Baudelaire en la petanca

Esta tarde de sábado se me ha aparecido en el Club Petanca Carmelo el espíritu de Baudelaire, su fantasma nocturno y cosmopolita de hombre que ha muerto mascullando "la luna es bella". Y ahora creo que el espectro me ha salido al paso porque, sin darme cuenta, lo he invocado llevando bajo el brazo Les flors del mal (Edicions 62), en la traducción delicada, detenida, exacta, fanáticamente completa, que el profesor Jordi Llovet acaba de publicar a modo de lírica despedida de una universidad que ha cambiado el saber universal por el mercado único. Esta tarde turbia de niebla, y luego turbia de noche, se me ha aparecido impaciente Baudelaire, para decirme que la petanca es el lirismo de los pobres y que por eso toda Barcelona se extiende como un ángel dormido a los pies de este club modesto, arrinconado en el verdor de una montaña obrera.

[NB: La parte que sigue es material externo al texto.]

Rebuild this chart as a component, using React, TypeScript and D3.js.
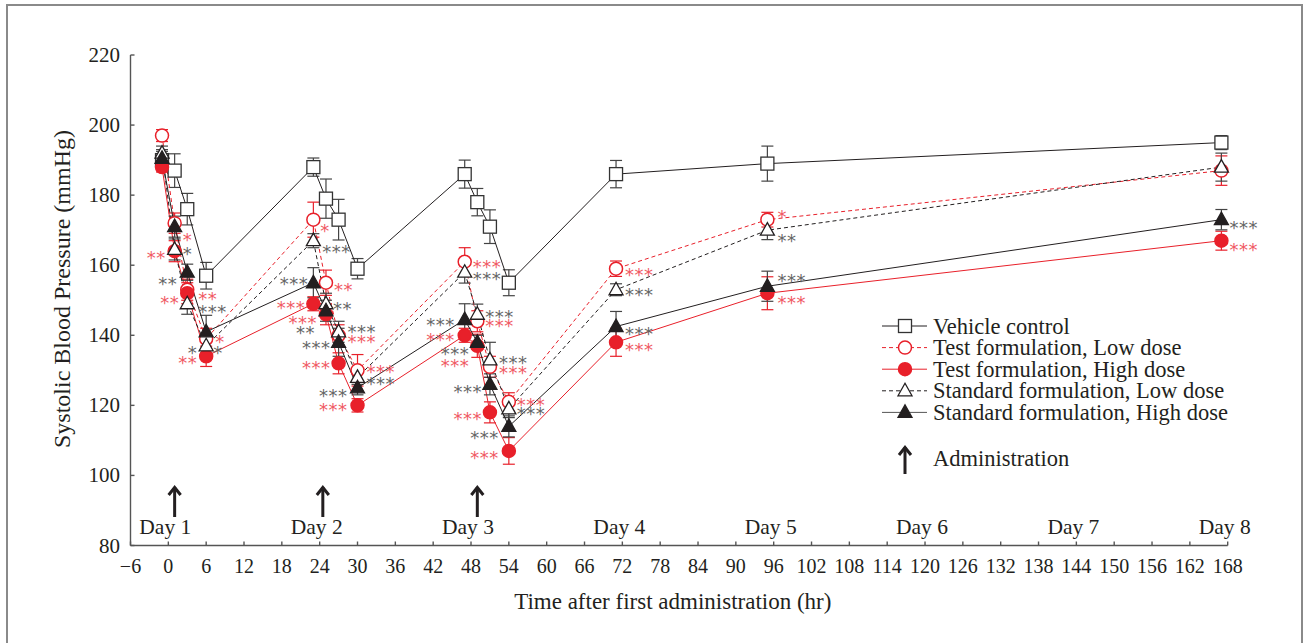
import React from "react";
import * as d3 from "d3";

// sampling times (hr after first administration)
const hours = [-1, 1, 3, 6, 23, 25, 27, 30, 47, 49, 51, 54, 71, 95, 167];

const vehicleMean = [190, 187, 176, 157, 188, 179, 173, 159, 186, 178, 171, 155, 186, 189, 195];
const vehicleSD = [3, 4.8, 4.5, 3.8, 2.6, 5.6, 5.8, 2.9, 4, 3.9, 4.8, 3.7, 3.9, 5, 2];

const testLowMean = [197, 172, 153, 139, 173, 155, 140, 130, 161, 144, 131, 121, 159, 173, 187];
const testLowSD = [1.7, 2.9, 3, 3, 5, 3.6, 3, 4.5, 4, 3, 3, 2.6, 2.2, 2.1, 4.2];

const testHighMean = [188, 164, 152, 134, 149, 146, 132, 120, 140, 137, 118, 107, 138, 152, 167];
const testHighSD = [1.4, 3, 3, 2.9, 2, 3, 3, 1.9, 2, 3.3, 3, 3.8, 4, 4.7, 2.7];

const stdLowMean = [192, 164.5, 149, 137, 167, 149, 141, 128, 158, 146, 133, 119, 153, 170, 188];
const stdLowSD = [2, 3, 3, 2, 2, 3, 3, 2, 3.1, 2.9, 5, 2.5, 1.7, 2.7, 4];

const stdHighMean = [190.5, 171, 158, 141, 155, 147, 138, 125, 144.5, 138, 126, 114, 142.5, 154, 173];
const stdHighSD = [2, 3, 2.3, 4.7, 4.3, 3, 4, 2, 4.5, 2, 3, 3, 4.3, 4.3, 2.9];

const seriesNames = [
  "Vehicle control",
  "Test formulation, Low dose",
  "Test formulation, High dose",
  "Standard formulation, Low dose",
  "Standard formulation, High dose",
];

const yTicks = [80, 100, 120, 140, 160, 180, 200, 220];
const xTicks = d3.range(-6, 169, 6);
const dayLabels = ["Day 1", "Day 2", "Day 3", "Day 4", "Day 5", "Day 6", "Day 7", "Day 8"];
const dayHours = [0, 24, 48, 72, 96, 120, 144, 168];
const doseHours = [1, 24.5, 49];

// significance marks: [series index, time index, stars]
const sigMarks: [number, number, string][] = [
  [1, 1, "*"], [2, 1, "**"], [3, 1, "*"], [4, 2, "**"], [2, 2, "**"], [1, 2, "**"], [3, 2, "***"],
  [1, 3, "*"], [3, 3, "*"], [3, 3, "*"], [2, 3, "**"],
  [1, 4, "*"], [3, 4, "***"], [4, 4, "***"], [1, 5, "**"], [2, 4, "***"], [3, 5, "**"], [2, 5, "***"],
  [4, 5, "**"], [3, 6, "***"], [1, 6, "***"], [4, 6, "***"], [2, 6, "***"],
  [1, 7, "***"], [3, 7, "***"], [4, 7, "***"], [2, 7, "***"],
  [1, 8, "***"], [3, 8, "***"], [3, 9, "***"], [1, 9, "***"], [4, 8, "***"], [2, 8, "***"],
  [4, 9, "***"], [2, 9, "***"], [3, 10, "***"], [1, 10, "***"], [4, 10, "***"], [2, 10, "***"],
  [1, 11, "***"], [3, 11, "***"], [4, 11, "***"], [2, 11, "***"],
  [1, 12, "***"], [3, 12, "***"], [4, 12, "***"], [2, 12, "***"],
  [1, 13, "*"], [3, 13, "**"], [4, 13, "***"], [2, 13, "***"],
  [4, 14, "***"], [2, 14, "***"],
];
// placement of each mark relative to its point (dx<0 = left, right-aligned)
const sigNudge: [number, number][] = [
  [8, 12], [-9, 2], [8, 0], [-10, 7], [-8, 5], [11, 4], [11, 3],
  [9, -2], [-9, 2], [7, 2], [-9, 2],
  [7, 6], [9, 6], [-5, -4], [8, 2], [-8, -1], [7, 0], [-9, 4],
  [-11, 17], [9, -5], [9, 2], [-8, 1], [-8, 0],
  [9, -3], [9, 2], [-10, 3], [-10, 0],
  [8, 0], [8, 2], [8, -2], [8, 0], [-10, 0], [-10, 0],
  [-8, 7], [-8, 15], [9, -2], [9, 1], [-8, 3], [-8, 2],
  [8, -2], [8, 0], [-10, 7], [-10, 2],
  [9, 1], [9, 0], [9, 2], [9, 3],
  [10, -8], [10, 6], [10, -10], [10, 5],
  [8, 3], [8, 4],
];

const RED = "#e8202a";
const INK = "#231f20";
const SERIF = "'Liberation Serif', 'Times New Roman', serif";

const W = 1306;
const H = 643;

const x = d3.scaleLinear().domain([-6, 168]).range([130.5, 1227.7]);
const y = d3.scaleLinear().domain([80, 220]).range([545.5, 55]);

type Style = { color: string; bar: string; dash?: string; marker: string; fill: string; sig: string };
const styles: Style[] = [
  { color: INK, bar: "#444", marker: "square", fill: "#fff", sig: "#666" },
  { color: RED, bar: RED, dash: "4,3", marker: "circle", fill: "#fff", sig: "#f05a64" },
  { color: RED, bar: RED, marker: "circle", fill: RED, sig: "#f05a64" },
  { color: INK, bar: "#444", dash: "4,3", marker: "triangle", fill: "#fff", sig: "#666" },
  { color: INK, bar: "#444", marker: "triangle", fill: INK, sig: "#666" },
];
const means = [vehicleMean, testLowMean, testHighMean, stdLowMean, stdHighMean];
const sds = [vehicleSD, testLowSD, testHighSD, stdLowSD, stdHighSD];

function Marker({ s, cx, cy }: { s: Style; cx: number; cy: number }) {
  if (s.marker === "square")
    return <rect x={cx - 6.5} y={cy - 6.5} width={13} height={13} fill={s.fill} stroke="#333" strokeWidth={1.3} />;
  if (s.marker === "circle")
    return <circle cx={cx} cy={cy} r={6.5} fill={s.fill} stroke={s.color} strokeWidth={1.5} />;
  const tri = d3.path();
  tri.moveTo(cx, cy - 7.5);
  tri.lineTo(cx + 7, cy + 5);
  tri.lineTo(cx - 7, cy + 5);
  tri.closePath();
  return <path d={tri.toString()} fill={s.fill} stroke={INK} strokeWidth={1.3} />;
}

function Arrow({ cx, top, len }: { cx: number; top: number; len: number }) {
  return (
    <g stroke={INK} strokeWidth={3} fill="none">
      <line x1={cx} y1={top + 1} x2={cx} y2={top + len} />
      <polyline points={`${cx - 6},${top + 9} ${cx},${top + 1.5} ${cx + 6},${top + 9}`} strokeLinejoin="miter" />
    </g>
  );
}

export default function App() {
  const line = d3.line<number>().x((_, i) => x(hours[i])).y((d) => y(d));

  return (
    <svg width={W} height={H} style={{ position: "absolute", left: 0, top: 0, background: "#fff" }} fontFamily={SERIF}>
      <rect x={7} y={5} width={1295} height={660} fill="none" stroke="#8a8a8a" strokeWidth={2} />

      {/* axes */}
      <g stroke="#555" strokeWidth={1.4}>
        <line x1={x(-6)} x2={x(-6)} y1={y(220)} y2={y(80)} />
        <line x1={x(-6)} x2={x(168)} y1={y(80)} y2={y(80)} />
        {yTicks.map((t) => (
          <line key={"yt" + t} x1={x(-6)} x2={x(-6) + 4} y1={y(t)} y2={y(t)} />
        ))}
        {xTicks.map((t) => (
          <line key={"xt" + t} x1={x(t)} x2={x(t)} y1={y(80)} y2={y(80) - 4} />
        ))}
      </g>
      {yTicks.map((t) => (
        <text key={"yl" + t} x={120} y={y(t) + 7} textAnchor="end" fontSize={21} fill={INK}>
          {t}
        </text>
      ))}
      {xTicks.map((t) => (
        <text key={"xl" + t} x={x(t)} y={573} textAnchor="middle" fontSize={20} fill={INK}>
          {t < 0 ? "\u2212" + Math.abs(t) : t}
        </text>
      ))}
      <text x={x(80)} y={609} textAnchor="middle" fontSize={23} fill={INK}>
        Time after first administration (hr)
      </text>
      <text transform={`translate(70,289) rotate(-90)`} textAnchor="middle" fontSize={24} fill={INK}>
        Systolic Blood Pressure (mmHg)
      </text>

      {dayLabels.map((d, i) => (
        <text key={d} x={x(dayHours[i]) - 3} y={534} textAnchor="middle" fontSize={21.5} fill={INK}>
          {d}
        </text>
      ))}
      {doseHours.map((h) => (
        <Arrow key={"ar" + h} cx={x(h)} top={486} len={31} />
      ))}

      {/* error bars and lines */}
      {means.map((m, si) => (
        <g key={"sl" + si}>
          {m.map((v, i) => {
            const cx = x(hours[i]);
            const e = sds[si][i];
            return (
              <g key={i} stroke={styles[si].bar} strokeWidth={1.2}>
                <line x1={cx} x2={cx} y1={y(v - e)} y2={y(v + e)} />
                <line x1={cx - 6} x2={cx + 6} y1={y(v + e)} y2={y(v + e)} />
                <line x1={cx - 6} x2={cx + 6} y1={y(v - e)} y2={y(v - e)} />
              </g>
            );
          })}
          <path d={line(m) || ""} fill="none" stroke={styles[si].color} strokeWidth={1} strokeDasharray={styles[si].dash} />
        </g>
      ))}

      {/* significance */}
      {sigMarks.map(([si, ti, t], k) => {
        const [dx, dy] = sigNudge[k];
        return (
          <text
            key={"sg" + k}
            x={x(hours[ti]) + dx}
            y={y(means[si][ti]) + dy + 11}
            textAnchor={dx < 0 ? "end" : "start"}
            fontFamily="'DejaVu Sans', sans-serif"
            fontSize={18}
            letterSpacing={0.5}
            fill={styles[si].sig}
          >
            {t}
          </text>
        );
      })}

      {/* markers */}
      {means.map((m, si) => (
        <g key={"mk" + si}>
          {m.map((v, i) => (
            <Marker key={i} s={styles[si]} cx={x(hours[i])} cy={y(v)} />
          ))}
        </g>
      ))}

      {/* legend */}
      {seriesNames.map((n, i) => {
        const ly = 326 + i * 21.6;
        return (
          <g key={n}>
            <line x1={882} x2={927} y1={ly} y2={ly} stroke={i === 4 ? "#555" : styles[i].color} strokeWidth={1} strokeDasharray={styles[i].dash} />
            <Marker s={styles[i]} cx={905} cy={ly} />
            <text x={933} y={ly + 7.5} fontSize={22.5} fill={INK}>
              {n}
            </text>
          </g>
        );
      })}
      <Arrow cx={905} top={446} len={28} />
      <text x={933} y={466} fontSize={22.5} fill={INK}>
        Administration
      </text>
    </svg>
  );
}
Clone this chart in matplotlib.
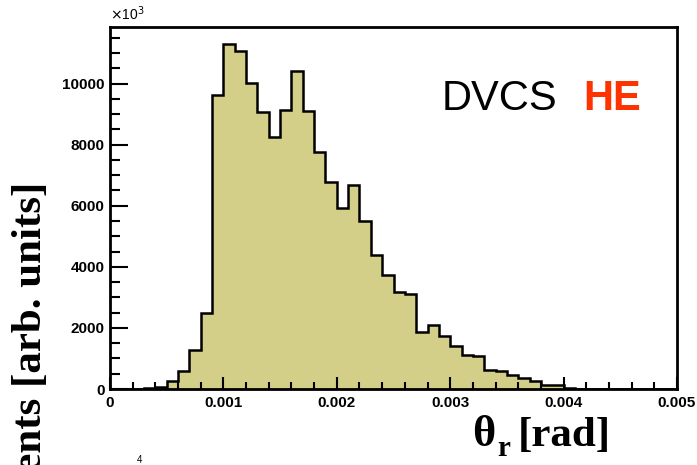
import numpy as np
import matplotlib
matplotlib.use('Agg')
import matplotlib.pyplot as plt
from matplotlib.ticker import MultipleLocator

# histogram of theta_r, 50 bins from 0 to 0.005 rad
bin_edges = np.linspace(0, 0.005, 51)
counts = [0, 0, 10, 30, 56, 262, 600, 1290, 2475, 9630,
          11289, 11072, 10033, 9082, 8252, 9125, 10416, 9105, 7770, 6764,
          5925, 6666, 5485, 4393, 3748, 3190, 3105, 1879, 2098, 1738,
          1420, 1125, 1072, 633, 580, 469, 361, 272, 141, 141,
          20, 15, 10, 5, 0, 0, 0, 0, 0, 0]
y_ticks = [0, 2000, 4000, 6000, 8000, 10000]
x_ticks = [0, 0.001, 0.002, 0.003, 0.004, 0.005]
x_ticklabels = ['0', '0.001', '0.002', '0.003', '0.004', '0.005']

W, H = 697, 465
fig = plt.figure(figsize=(W / 100, H / 100), dpi=100)
ax = fig.add_axes([110 / W, 1 - 389 / H, 567 / W, 362 / H])

ax.stairs(counts, bin_edges, fill=True, color='#d4cf88', lw=0)
ax.stairs(counts, bin_edges, color='black', lw=1.8)

ax.set_xlim(0, 0.005)
ax.set_ylim(0, 1.05 * max(counts))
ax.set_xticks(x_ticks)
ax.set_xticklabels(x_ticklabels)
ax.set_yticks(y_ticks)
ax.xaxis.set_minor_locator(MultipleLocator(0.0002))
ax.yaxis.set_minor_locator(MultipleLocator(500))
ax.tick_params(which='both', direction='in', width=1.5, top=False, right=False,
               labelsize=11)
ax.tick_params(which='major', axis='y', length=13)
ax.tick_params(which='minor', axis='y', length=7)
ax.tick_params(which='major', axis='x', length=9)
ax.tick_params(which='minor', axis='x', length=5)
ax.tick_params(axis='x', pad=5)
ax.tick_params(axis='y', pad=4)
for lab in ax.get_xticklabels() + ax.get_yticklabels():
    lab.set_fontfamily('Liberation Sans')
    lab.set_fontweight('bold')
for sp in ax.spines.values():
    sp.set_linewidth(2)

fig.text(110 / W, 1 - 20 / H, r'$\times$10$^3$', fontsize=10, family='Liberation Sans',
         ha='left', va='baseline')

ax.text(0.585, 0.771, 'DVCS', transform=ax.transAxes, fontsize=30,
        family='Liberation Sans', ha='left', va='baseline')
ax.text(0.835, 0.771, 'HE', transform=ax.transAxes, fontsize=30,
        family='Liberation Sans', weight='bold', color='#ff3300',
        ha='left', va='baseline')

# axis titles, large serif bold, partly cut by the canvas edge
fig.text(50 / W, 1 - 182 / H, 'Events [arb. units]', rotation=90,
         fontsize=31, family='Liberation Serif', weight='bold',
         ha='right', va='top')
fig.text(472 / W, 1 - 446 / H, 'θ', fontsize=32, family='Liberation Serif',
         weight='bold', ha='left', va='baseline')
fig.text(497 / W, 1 - 456 / H, 'r', fontsize=21, family='Liberation Serif',
         weight='bold', ha='left', va='baseline')
fig.text(518 / W, 1 - 446 / H, '[rad]', fontsize=31, family='Liberation Serif',
         weight='bold', ha='left', va='baseline')
fig.text(137 / W, 1 - 463 / H, '4', fontsize=7, family='Liberation Sans',
         ha='left', va='baseline')

fig.savefig('out.png', dpi=100)
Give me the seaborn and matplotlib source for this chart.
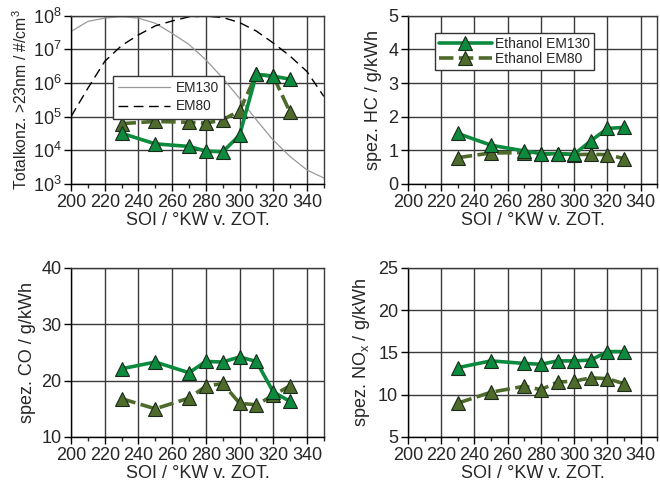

Apoyado en una barandilla del club, hay un señor mayor con pelliza, y melena blanca, y perilla a lo Buffalo Bill (¡cómo le hubiera gustado al poeta e.e. cummings!), y llavero del Che, que contempla encandilado el caer de las bolas sobre la pista de grava en su artillería de fin de semana. "¡Sales tú, Juanito!", ha dicho otro señor, calvo y con bigote y con panza de bar y de guiso hogareño, es decir, un hombre normal y corriente, que anda ahora con su par de bolas en la mano. El club es un puñado de hombres y de mujeres que han encontrado una afición donde otros buscan caracoles, entre las matas del campo. Y Barcelona es esta tarde, ya digo, una ciudad fantasmagórica, disuelta en la opacidad de la niebla, es una presencia ominosa, así lo explicaba todo Lovecraft, de la cual apenas se distinguen los edificios más cercanos y unas luces a lo lejos. Las viejas historias de terror y de aventuras empiezan siempre con unas luces a los lejos. "¡Fíjate cómo se ha puesto!", señala una mujer, y ahora los jugadores miran hacia abajo, al pie de la montaña, para no distinguir nada, acaso un desierto blanco, un paisaje metafísico. "¡Vaya niebla!", exclama alguien, y un tercero responde con autoridad: "Eso no es niebla, es humedad".

De una casa vecina, sale el canto de un gallo que le dice adiós a la tarde, y en el cielo abre una carretera de espuma un avión supersónico. Baudelaire es el poeta que ha querido confundirse entre la multitud, asqueado de su condición de héroe solitario. Baudelaire es de esta manera un poeta que ya no cabe en Barcelona ni en ninguna otra ciudad del mundo, y por eso ahora vaga con la indolencia natural de los espectros entre los apartados, los remotos clubes de petanca.

Resulta que Barcelona y el mundo, al final, se han inclinado más hacia Víctor Hugo, quien creyó ciegamente, románticamente, en lo inapelable de la masa, que eligió a la multitud como heroína y que quizá por esta razón tituló su épica (Los miserables, Los trabajadores del mar) con nombres colectivos. Barcelona, en su voluntad de masa, tiene un plan de urbanización que afecta a este club de petanca, y ahora los socios no saben cuánto durarán las pistas y cuánto durará su humilde bar, que es una caseta de obra festoneada con los colores del equipo, azul y amarillo, con unas mesas de superficie rayada por el roce del dominó, y con una colección de trofeos plateados, intercalados entre jaulas pajareras, y con un retrato del Camarón junto a un banderín del Barça, y con un ventilador rebozado en polvo, y con un corcho en el que se clavan las convocatorias, y con un espejito tras la barra donde se reflejan una ristra de chorizos y un pedazo de morcilla en su infinito colgar, como cuelga perpetuamente el cadáver del poeta Villon. Contemplada desde este lugar, Barcelona es una ciudad que está perdiendo sus rincones, y sus profesores, y hasta sus fantasmas.